Montag, 12. September 2016

Begegnung mit dem Schicksal

Ich jogge. Und ich versuche, es so regelmäßig wie möglich im Park bei mir um die Ecke zu tun. Den gleichen Weg zu joggen, in den sich wandelnden Jahreszeiten, der immer schneller werdenden Zeit, verleiht mir ein Gefühl von Sicherheit. Da ist wenigstens etwas, was sich nicht wandelt. Etwas, was verlässlich scheint. Ja, den immer gleichen Weg entlangzulaufen, beruhigt mich immer wieder in dieser heutigen Zeit, in der alle gewohnten Strukturen und alles Vertraute auseinanderzubrechen droht. Deshalb liebe ich dieses Ritual. Außerdem kenne ich den Weg bereits so gut, dass ich dort meinen Gedanken über den Sinn und Unsinn der heutigen Zeit nachhängen kann, ohne vom Weg abzukommen.


Wechsel und Beständigkeit

 
Noch etwas in dem Park kenne ich sehr gut: eine grüne Bank, die im Schutz einer alten Kastanie steht. Mal ist die Bank leer. Mal erhält sie Besuch von einem verliebten Pärchen, mal sitzt ein einsam wirkender Mann auf ihr. Dann sehe ich Mutter und Tochter in einem angeregten Gespräch vertieft. Niemals aber treffe ich einen Menschen ein zweites Mal hier. Aber bei jedem Menschen, den ich hier sitzen sehe, habe ich das Gefühl, einem Menschen mit einem einzigartigen Schicksal zu begegnen.

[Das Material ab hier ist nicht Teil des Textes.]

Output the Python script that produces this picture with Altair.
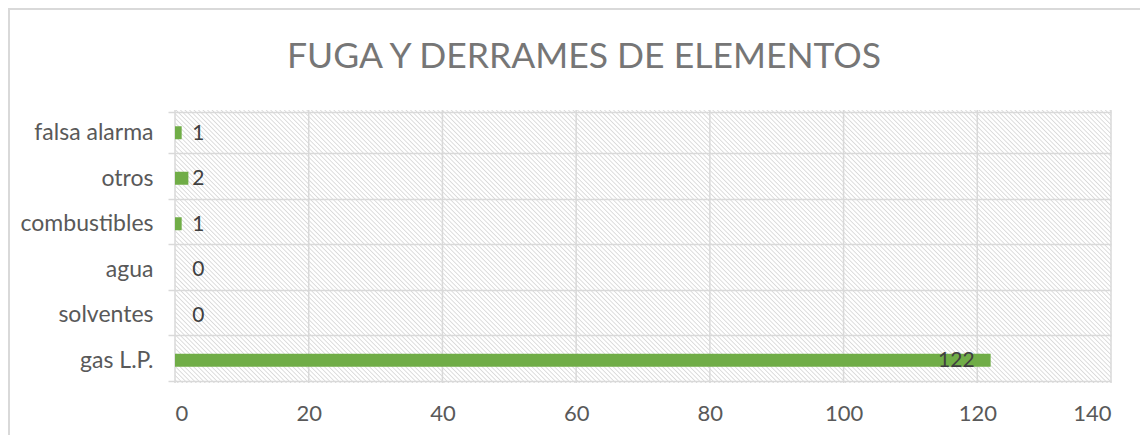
import altair as alt
import pandas as pd

title_text = "FUGA Y DERRAMES DE ELEMENTOS"
categories = ["falsa alarma", "otros", "combustibles", "agua", "solventes", "gas L.P."]
values = [1, 2, 1, 0, 0, 122]
x_ticks = [0, 20, 40, 60, 80, 100, 120, 140]

df = pd.DataFrame({"cat": categories, "val": values})
ticks_df = pd.DataFrame({"val": x_ticks})

W, H = 936, 273

# diagonal hatch for plot background (linear gradient with many soft stops)
r = W / H
vx, vy = 1.0, -1.0 / r
t = (1 + 1.0 / r) / (vx * vx + vy * vy)
x2g, y2g = t * vx, 1 + t * vy
L = (W + H) / 2 ** 0.5
period = 4.5 / 2 ** 0.5
n = int(L / period)
stops = []
for k in range(n):
    stops += [
        alt.GradientStop(offset=k / n, color="#ffffff"),
        alt.GradientStop(offset=(k + 0.45) / n, color="#ffffff"),
        alt.GradientStop(offset=(k + 0.72) / n, color="#d9d9d9"),
    ]
stops.append(alt.GradientStop(offset=1, color="#ffffff"))
hatch = alt.LinearGradient(gradient="linear", x1=0, y1=1, x2=x2g, y2=y2g, stops=stops)

font = "Lato"
ysort = categories

xscale = alt.Scale(domain=[0, 140], nice=False)
one = pd.DataFrame({"k": [0]})

bg = alt.Chart(one).mark_rect(fill=hatch, stroke=None).encode(
    x=alt.value(0), x2=alt.value("width"), y=alt.value(0), y2=alt.value("height")
)

vgrid = alt.Chart(ticks_df).mark_rule(color="#d9d9d9", strokeWidth=1.5).encode(
    x=alt.X("val:Q", scale=xscale)
)

base = alt.Chart(df)

bars = base.mark_bar(color="#70ad47", size=13).encode(
    x=alt.X(
        "val:Q",
        scale=xscale,
        axis=alt.Axis(
            values=x_ticks,
            title=None,
            grid=False,
            domain=False,
            ticks=False,
            labelFont=font,
            labelFontSize=22,
            labelColor="#595959",
            labelPadding=20,
        ),
    ),
    y=alt.Y(
        "cat:N",
        sort=ysort,
        axis=alt.Axis(
            title=None,
            grid=True,
            gridColor="#d9d9d9",
            gridWidth=1.5,
            tickBand="extent",
            ticks=True,
            tickSize=7,
            tickColor="#d9d9d9",
            tickWidth=1.5,
            domain=False,
            zindex=1,
            labelFont=font,
            labelFontSize=23,
            labelColor="#595959",
            labelPadding=15,
        ),
    ),
)

small_labels = base.transform_filter("datum.val < 100").transform_calculate(
    lx="max(datum.val, 2)"
).mark_text(
    align="left", baseline="middle", dx=4, dy=1, font=font, fontSize=21, color="#404040"
).encode(x="lx:Q", y=alt.Y("cat:N", sort=ysort), text="val:Q")

big_labels = base.transform_filter("datum.val >= 100").mark_text(
    align="right", baseline="middle", dx=-16, dy=1, font=font, fontSize=21, color="#404040"
).encode(x="val:Q", y=alt.Y("cat:N", sort=ysort), text="val:Q")

border = alt.Chart(one).mark_rect(
    fill=None, stroke="#d9d9d9", strokeWidth=2
).encode(x=alt.value(-166), x2=alt.value(1300), y=alt.value(-101), y2=alt.value(600))

title = alt.Chart(one).mark_text(
    align="center", baseline="alphabetic", font=font, fontSize=35.5, color="#767676"
).encode(x=alt.value(409), y=alt.value(-42), text=alt.value(title_text))

chart = (
    alt.layer(bg, vgrid, bars, small_labels, big_labels, border, title)
    .properties(
        width=W,
        height=H,
        autosize=alt.AutoSizeParams(type="none"),
        padding={"left": 167, "top": 102, "right": 29, "bottom": 52},
    )
    .configure_view(stroke=None)
)

chart.save("out.html", embed_options={"renderer": "svg", "actions": False})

Und jedes Mal lasse meiner Fantasie freien Lauf, während ich an ihnen vorbeilaufe. Ihre Kleidung, ihre Haltung und ihre Mimik verleitet mich zu Rückschlüssen auf ihren Archetypen, auf ihr Leben und ihr Schicksal. Ob ich richtig liege, werde ich nie erfahren. Manche von ihnen scheinen auf der Sonnenseite des Lebens zu wohnen. Das sind diejenigen, die stolz dasitzen und zufrieden lächeln. Andere wirken, als würden sie schweren Lasten auf ihren Schultern tragen. Ihre Augen wirken müde und die Sorgenfalten in ihrem Gesicht sind tief.

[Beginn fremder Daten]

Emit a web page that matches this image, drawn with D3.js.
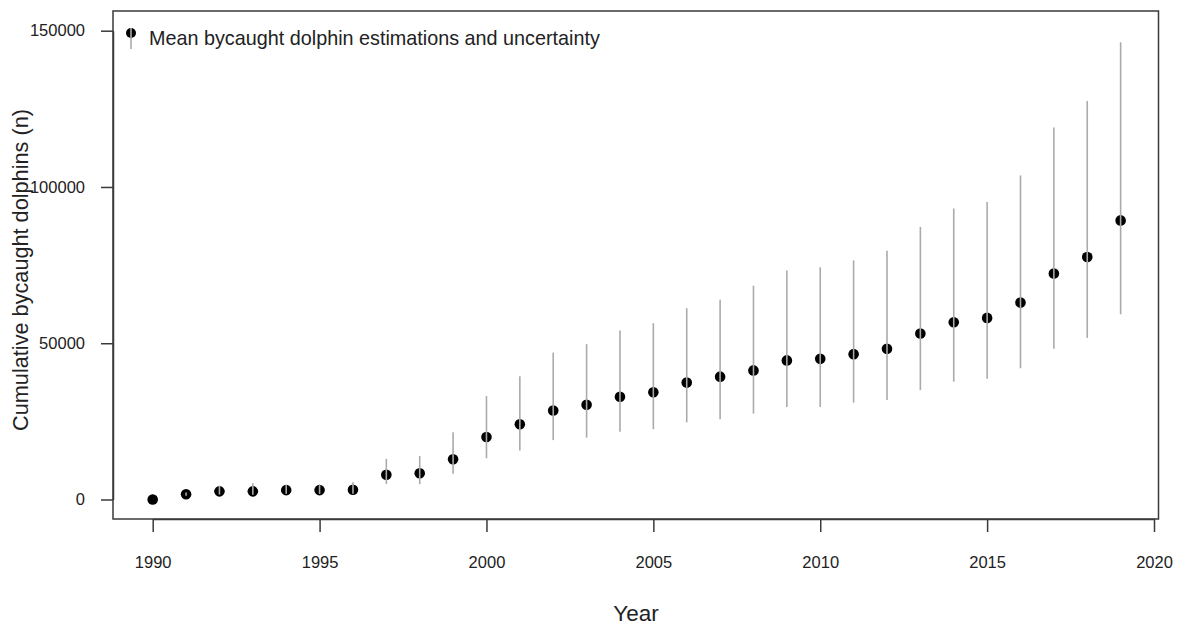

Monologe und Zwiegespräche

Einige von ihnen, die alleine auf dieser Bank sitzen, wirken als wären sie in ein Gespräch vertieft. Ich frage mich dann, wer es wohl ist, mit dem sie reden. Vielleicht halten sie ihrem Ehepartner eine Standpauke oder sagen ihrem Vorgesetzten die Meinung. In manchem Augenpaar meine ich Wut zu erkennen. In andere spiegelt sich Resignation oder Einsamkeit. Bei anderen Menschen erahne ich ein Zwiegespräch. Besonders die traurig wirkenden Gesichter lassen mich Vermutungen anstellen. Ist es ein geliebter Mensch, der gerade gestorben ist mit dem sie Zweisprache halten? Oder ein sterbender Mensch, dem man noch so viel zu sagen hat, sich im Angesicht des Todes aber nicht traut? Andere Menschen wiederum, besonders dann, wenn sie krank aussehen, scheinen ihr Leben hier Revue passieren zu lassen. Zumindest ist es das, was ich in ihre nachdenklich wirkenden Gesichter hineininterpretiere.

Eine besondere Begegnung

Als ich gestern an der Bank vorbeilief, saß ein älterer Mann auf ihr. Sein gepflegtes Äußeres und sein offener Blick hatten etwas sehr Einladendes. Als ich an ihm vorbeilief, lächelten wir einander zu. Ich joggte weiter. Aber ein Teil von mir blieb bei dem Mann gedanklich bei ihm. Mir kam die Idee, wie es wohl wäre, wenn dieser Mann mein Schicksal wäre. Nicht in dem Sinne, dass ich mich Hals über Kopf in ihn verlieben würde und wir glücklich bis an das Ende aller Tage wären. Nein, viel eher so, dass er so eine Art Engel wäre, er mein Leben und den Sinn meines Daseins kennen würde und mir all die Fragen beantworten könnte, die ich mir immer wieder stelle und ich bislang keine wirklich zufriedenstellenden Antworten gefunden habe.

Würde mir ein Gespräch mit ihm helfen, das Leben besser zu verstehen, so dass mein Leben besser gelingen könnte? Würde ich dann weniger versuchen, das Leben kontrollieren zu wollen und könnte ich mich dann in mein Schicksal hinein entspannen?